## Begin

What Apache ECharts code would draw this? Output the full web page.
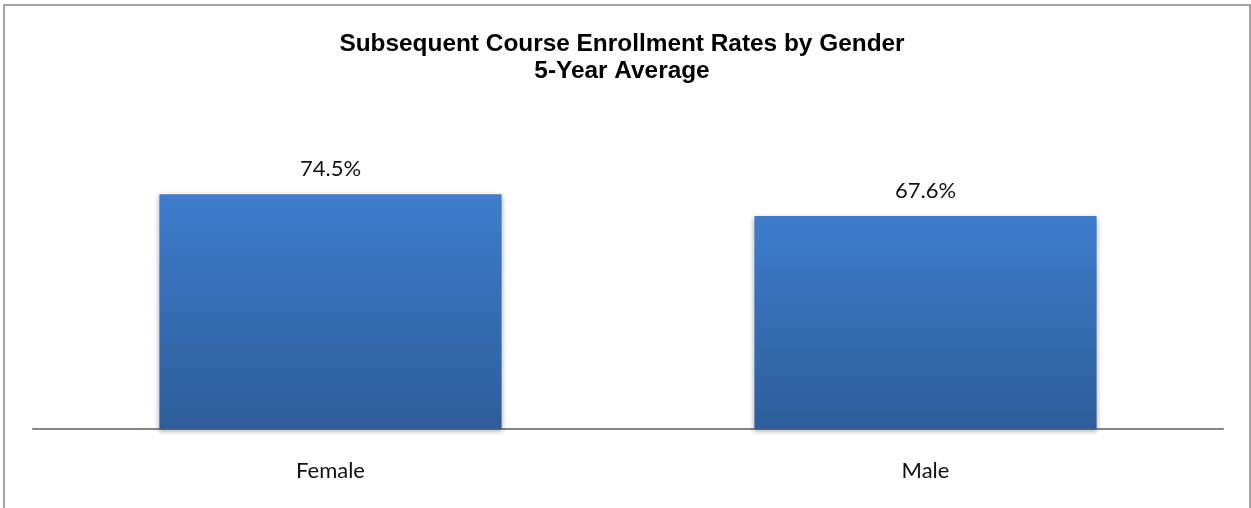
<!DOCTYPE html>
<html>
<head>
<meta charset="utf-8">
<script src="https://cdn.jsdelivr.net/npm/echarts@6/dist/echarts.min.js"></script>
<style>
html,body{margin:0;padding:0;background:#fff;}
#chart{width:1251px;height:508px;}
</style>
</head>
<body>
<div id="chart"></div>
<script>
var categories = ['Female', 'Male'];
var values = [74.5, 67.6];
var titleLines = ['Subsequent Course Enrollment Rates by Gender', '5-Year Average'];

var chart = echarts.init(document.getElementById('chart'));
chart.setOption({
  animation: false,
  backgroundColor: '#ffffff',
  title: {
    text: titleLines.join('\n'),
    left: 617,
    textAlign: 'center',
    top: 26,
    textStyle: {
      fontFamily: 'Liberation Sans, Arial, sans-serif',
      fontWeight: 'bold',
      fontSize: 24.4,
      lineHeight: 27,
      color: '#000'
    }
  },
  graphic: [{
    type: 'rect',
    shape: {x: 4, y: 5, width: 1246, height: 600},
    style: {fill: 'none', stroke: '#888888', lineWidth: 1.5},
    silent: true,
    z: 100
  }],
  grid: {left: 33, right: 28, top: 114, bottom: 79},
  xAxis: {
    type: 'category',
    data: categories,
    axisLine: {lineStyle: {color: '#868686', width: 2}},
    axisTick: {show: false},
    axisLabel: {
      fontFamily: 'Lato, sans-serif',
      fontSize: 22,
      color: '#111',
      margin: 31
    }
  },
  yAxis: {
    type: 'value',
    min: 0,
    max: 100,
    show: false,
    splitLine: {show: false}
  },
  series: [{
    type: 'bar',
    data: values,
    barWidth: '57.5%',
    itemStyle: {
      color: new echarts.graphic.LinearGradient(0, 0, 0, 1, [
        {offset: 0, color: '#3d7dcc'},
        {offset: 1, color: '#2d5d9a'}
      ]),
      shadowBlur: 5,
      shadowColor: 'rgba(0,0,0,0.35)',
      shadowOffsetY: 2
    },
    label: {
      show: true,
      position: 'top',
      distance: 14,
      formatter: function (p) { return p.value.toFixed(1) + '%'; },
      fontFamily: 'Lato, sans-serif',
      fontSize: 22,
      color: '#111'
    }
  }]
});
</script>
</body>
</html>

## End

Challenge: Begin at the first line of the data above and repeat each line exactly, stopping after the line containing "var titleLines = ['Subsequent". Omit the pictures.

In response:
What Apache ECharts code would draw this? Output the full web page.
<!DOCTYPE html>
<html>
<head>
<meta charset="utf-8">
<script src="https://cdn.jsdelivr.net/npm/echarts@6/dist/echarts.min.js"></script>
<style>
html,body{margin:0;padding:0;background:#fff;}
#chart{width:1251px;height:508px;}
</style>
</head>
<body>
<div id="chart"></div>
<script>
var categories = ['Female', 'Male'];
var values = [74.5, 67.6];
var titleLines = ['Subsequent Course Enrollment Rates by Gender', '5-Year Average'];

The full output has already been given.